## Written task
Retype exactly the lines from the first one through the line with "1.4e11, 5.4e10, 2.8e10];", including both ends; skip any pictures.

## Raw data
+--
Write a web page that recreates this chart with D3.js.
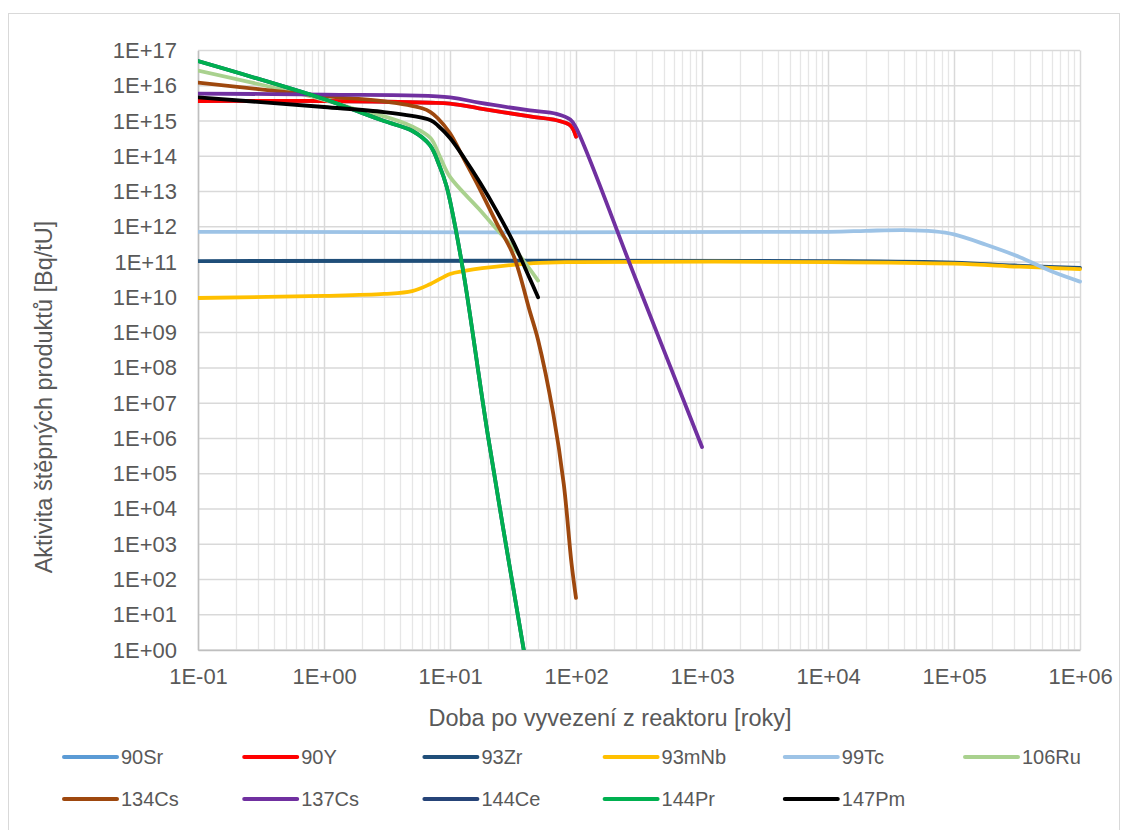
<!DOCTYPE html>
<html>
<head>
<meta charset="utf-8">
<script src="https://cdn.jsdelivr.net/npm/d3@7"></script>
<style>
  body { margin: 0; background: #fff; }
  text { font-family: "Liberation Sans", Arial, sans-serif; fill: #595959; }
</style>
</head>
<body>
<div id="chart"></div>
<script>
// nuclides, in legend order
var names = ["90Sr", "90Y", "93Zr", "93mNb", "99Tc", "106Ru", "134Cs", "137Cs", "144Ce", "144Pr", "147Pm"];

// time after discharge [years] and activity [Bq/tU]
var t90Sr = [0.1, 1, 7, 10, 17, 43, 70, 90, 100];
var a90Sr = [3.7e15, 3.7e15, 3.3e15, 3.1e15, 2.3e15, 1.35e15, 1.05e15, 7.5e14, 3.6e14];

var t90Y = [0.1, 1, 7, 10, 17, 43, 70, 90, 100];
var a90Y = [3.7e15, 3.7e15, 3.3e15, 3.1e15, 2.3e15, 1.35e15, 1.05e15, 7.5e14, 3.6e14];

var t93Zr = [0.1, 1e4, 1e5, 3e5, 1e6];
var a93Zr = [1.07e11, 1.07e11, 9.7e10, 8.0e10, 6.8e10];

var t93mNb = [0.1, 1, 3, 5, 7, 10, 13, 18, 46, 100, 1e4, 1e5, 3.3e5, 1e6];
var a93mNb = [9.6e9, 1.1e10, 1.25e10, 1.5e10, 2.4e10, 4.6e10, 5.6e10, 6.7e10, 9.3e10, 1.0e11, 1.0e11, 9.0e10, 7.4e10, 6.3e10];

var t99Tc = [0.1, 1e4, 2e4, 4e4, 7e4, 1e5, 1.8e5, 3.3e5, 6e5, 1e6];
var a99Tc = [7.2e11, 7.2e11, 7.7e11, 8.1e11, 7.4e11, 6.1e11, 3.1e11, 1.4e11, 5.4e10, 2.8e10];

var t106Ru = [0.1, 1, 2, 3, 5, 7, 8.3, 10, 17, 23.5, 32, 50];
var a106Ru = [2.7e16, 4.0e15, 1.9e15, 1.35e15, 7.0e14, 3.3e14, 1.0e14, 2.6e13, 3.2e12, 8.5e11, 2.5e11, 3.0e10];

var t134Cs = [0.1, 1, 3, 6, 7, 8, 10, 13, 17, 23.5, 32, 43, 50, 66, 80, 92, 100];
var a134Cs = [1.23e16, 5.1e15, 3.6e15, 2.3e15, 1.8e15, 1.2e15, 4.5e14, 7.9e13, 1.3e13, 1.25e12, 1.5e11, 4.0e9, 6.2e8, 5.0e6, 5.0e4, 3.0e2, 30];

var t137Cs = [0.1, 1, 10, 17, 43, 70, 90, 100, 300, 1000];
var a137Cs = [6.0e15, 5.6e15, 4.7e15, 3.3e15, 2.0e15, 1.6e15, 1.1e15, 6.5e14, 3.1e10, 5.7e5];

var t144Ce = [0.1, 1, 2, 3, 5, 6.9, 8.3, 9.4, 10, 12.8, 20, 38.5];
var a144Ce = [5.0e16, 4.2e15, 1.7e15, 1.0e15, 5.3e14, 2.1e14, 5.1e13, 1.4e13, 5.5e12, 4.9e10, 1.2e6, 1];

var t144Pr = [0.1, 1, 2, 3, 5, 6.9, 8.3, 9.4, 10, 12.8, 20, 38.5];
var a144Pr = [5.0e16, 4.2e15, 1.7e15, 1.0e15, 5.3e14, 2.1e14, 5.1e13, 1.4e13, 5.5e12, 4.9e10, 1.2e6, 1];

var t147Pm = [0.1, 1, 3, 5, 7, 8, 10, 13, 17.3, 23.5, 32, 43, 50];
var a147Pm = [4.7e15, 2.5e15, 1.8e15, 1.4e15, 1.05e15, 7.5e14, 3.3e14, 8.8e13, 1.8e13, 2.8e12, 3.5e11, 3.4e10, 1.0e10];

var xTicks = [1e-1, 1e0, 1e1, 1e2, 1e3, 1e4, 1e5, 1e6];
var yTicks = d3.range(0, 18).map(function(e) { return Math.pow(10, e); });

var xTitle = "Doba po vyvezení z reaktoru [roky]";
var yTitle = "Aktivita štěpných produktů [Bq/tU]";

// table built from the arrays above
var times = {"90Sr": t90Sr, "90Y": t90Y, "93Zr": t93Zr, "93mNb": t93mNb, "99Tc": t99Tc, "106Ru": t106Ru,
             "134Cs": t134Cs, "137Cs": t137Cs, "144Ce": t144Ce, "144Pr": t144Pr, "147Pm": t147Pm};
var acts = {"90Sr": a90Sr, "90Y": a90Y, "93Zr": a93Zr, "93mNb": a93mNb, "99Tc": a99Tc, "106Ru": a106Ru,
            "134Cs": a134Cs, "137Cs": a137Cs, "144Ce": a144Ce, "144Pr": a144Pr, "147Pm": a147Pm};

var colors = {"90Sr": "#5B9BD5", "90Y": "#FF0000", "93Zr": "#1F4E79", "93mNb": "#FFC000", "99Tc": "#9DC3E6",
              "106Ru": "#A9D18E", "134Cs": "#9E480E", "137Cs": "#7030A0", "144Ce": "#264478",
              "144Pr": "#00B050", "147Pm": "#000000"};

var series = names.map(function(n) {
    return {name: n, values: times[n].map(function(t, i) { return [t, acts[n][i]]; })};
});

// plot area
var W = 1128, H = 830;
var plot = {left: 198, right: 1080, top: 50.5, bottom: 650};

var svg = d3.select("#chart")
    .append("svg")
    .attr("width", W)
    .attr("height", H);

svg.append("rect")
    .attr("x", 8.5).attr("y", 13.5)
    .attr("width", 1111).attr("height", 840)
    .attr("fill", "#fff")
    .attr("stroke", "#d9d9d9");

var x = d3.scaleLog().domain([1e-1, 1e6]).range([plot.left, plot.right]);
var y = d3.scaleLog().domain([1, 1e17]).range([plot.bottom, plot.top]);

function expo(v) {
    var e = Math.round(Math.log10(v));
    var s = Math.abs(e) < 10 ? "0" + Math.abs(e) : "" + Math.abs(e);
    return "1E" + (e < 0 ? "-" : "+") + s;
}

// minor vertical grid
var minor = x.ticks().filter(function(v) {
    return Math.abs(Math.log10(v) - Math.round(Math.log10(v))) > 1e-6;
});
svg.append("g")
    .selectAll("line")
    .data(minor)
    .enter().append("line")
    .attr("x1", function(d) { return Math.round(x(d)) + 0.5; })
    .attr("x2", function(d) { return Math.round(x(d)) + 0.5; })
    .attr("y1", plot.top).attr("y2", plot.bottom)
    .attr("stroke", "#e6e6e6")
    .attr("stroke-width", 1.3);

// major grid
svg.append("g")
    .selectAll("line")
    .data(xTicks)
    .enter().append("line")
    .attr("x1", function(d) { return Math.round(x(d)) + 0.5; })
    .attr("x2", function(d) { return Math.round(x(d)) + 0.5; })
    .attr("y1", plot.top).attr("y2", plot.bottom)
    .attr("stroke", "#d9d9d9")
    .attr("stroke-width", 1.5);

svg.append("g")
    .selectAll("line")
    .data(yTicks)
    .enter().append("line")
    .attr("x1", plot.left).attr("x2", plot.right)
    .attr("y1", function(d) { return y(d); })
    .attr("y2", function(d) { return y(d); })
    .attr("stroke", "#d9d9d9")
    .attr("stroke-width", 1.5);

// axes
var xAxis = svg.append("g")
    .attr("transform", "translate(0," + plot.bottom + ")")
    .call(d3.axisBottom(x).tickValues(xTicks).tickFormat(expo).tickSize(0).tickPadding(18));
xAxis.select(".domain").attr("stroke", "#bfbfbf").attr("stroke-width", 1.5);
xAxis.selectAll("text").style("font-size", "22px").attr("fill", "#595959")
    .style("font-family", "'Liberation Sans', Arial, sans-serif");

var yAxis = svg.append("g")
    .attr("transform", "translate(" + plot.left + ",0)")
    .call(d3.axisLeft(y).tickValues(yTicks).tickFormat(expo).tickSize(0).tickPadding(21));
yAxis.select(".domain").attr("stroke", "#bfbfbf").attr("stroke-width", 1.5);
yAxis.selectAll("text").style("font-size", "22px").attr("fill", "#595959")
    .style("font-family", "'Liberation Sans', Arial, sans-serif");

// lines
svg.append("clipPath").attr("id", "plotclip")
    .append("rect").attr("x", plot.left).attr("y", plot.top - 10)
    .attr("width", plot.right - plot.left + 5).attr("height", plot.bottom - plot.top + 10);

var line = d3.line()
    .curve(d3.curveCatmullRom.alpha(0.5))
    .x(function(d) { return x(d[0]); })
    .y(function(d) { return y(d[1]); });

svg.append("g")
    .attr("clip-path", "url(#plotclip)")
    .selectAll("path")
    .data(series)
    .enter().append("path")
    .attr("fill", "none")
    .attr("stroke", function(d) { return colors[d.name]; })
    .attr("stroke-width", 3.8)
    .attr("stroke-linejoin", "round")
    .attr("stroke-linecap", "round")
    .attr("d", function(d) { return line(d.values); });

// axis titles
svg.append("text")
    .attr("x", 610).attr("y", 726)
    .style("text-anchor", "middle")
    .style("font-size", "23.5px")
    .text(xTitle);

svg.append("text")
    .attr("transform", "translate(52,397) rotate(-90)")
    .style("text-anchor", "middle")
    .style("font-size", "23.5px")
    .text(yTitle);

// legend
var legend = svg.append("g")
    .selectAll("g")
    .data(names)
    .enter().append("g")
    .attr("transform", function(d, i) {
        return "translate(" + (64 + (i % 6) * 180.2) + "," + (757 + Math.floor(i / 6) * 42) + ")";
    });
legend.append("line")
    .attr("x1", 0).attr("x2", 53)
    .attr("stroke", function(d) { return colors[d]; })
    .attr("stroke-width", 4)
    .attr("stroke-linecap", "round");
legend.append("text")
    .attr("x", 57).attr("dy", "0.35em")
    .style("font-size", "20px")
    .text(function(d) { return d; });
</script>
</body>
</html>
+--
## Complete output
Write a web page that recreates this chart with D3.js.
<!DOCTYPE html>
<html>
<head>
<meta charset="utf-8">
<script src="https://cdn.jsdelivr.net/npm/d3@7"></script>
<style>
  body { margin: 0; background: #fff; }
  text { font-family: "Liberation Sans", Arial, sans-serif; fill: #595959; }
</style>
</head>
<body>
<div id="chart"></div>
<script>
// nuclides, in legend order
var names = ["90Sr", "90Y", "93Zr", "93mNb", "99Tc", "106Ru", "134Cs", "137Cs", "144Ce", "144Pr", "147Pm"];

// time after discharge [years] and activity [Bq/tU]
var t90Sr = [0.1, 1, 7, 10, 17, 43, 70, 90, 100];
var a90Sr = [3.7e15, 3.7e15, 3.3e15, 3.1e15, 2.3e15, 1.35e15, 1.05e15, 7.5e14, 3.6e14];

var t90Y = [0.1, 1, 7, 10, 17, 43, 70, 90, 100];
var a90Y = [3.7e15, 3.7e15, 3.3e15, 3.1e15, 2.3e15, 1.35e15, 1.05e15, 7.5e14, 3.6e14];

var t93Zr = [0.1, 1e4, 1e5, 3e5, 1e6];
var a93Zr = [1.07e11, 1.07e11, 9.7e10, 8.0e10, 6.8e10];

var t93mNb = [0.1, 1, 3, 5, 7, 10, 13, 18, 46, 100, 1e4, 1e5, 3.3e5, 1e6];
var a93mNb = [9.6e9, 1.1e10, 1.25e10, 1.5e10, 2.4e10, 4.6e10, 5.6e10, 6.7e10, 9.3e10, 1.0e11, 1.0e11, 9.0e10, 7.4e10, 6.3e10];

var t99Tc = [0.1, 1e4, 2e4, 4e4, 7e4, 1e5, 1.8e5, 3.3e5, 6e5, 1e6];
var a99Tc = [7.2e11, 7.2e11, 7.7e11, 8.1e11, 7.4e11, 6.1e11, 3.1e11, 1.4e11, 5.4e10, 2.8e10];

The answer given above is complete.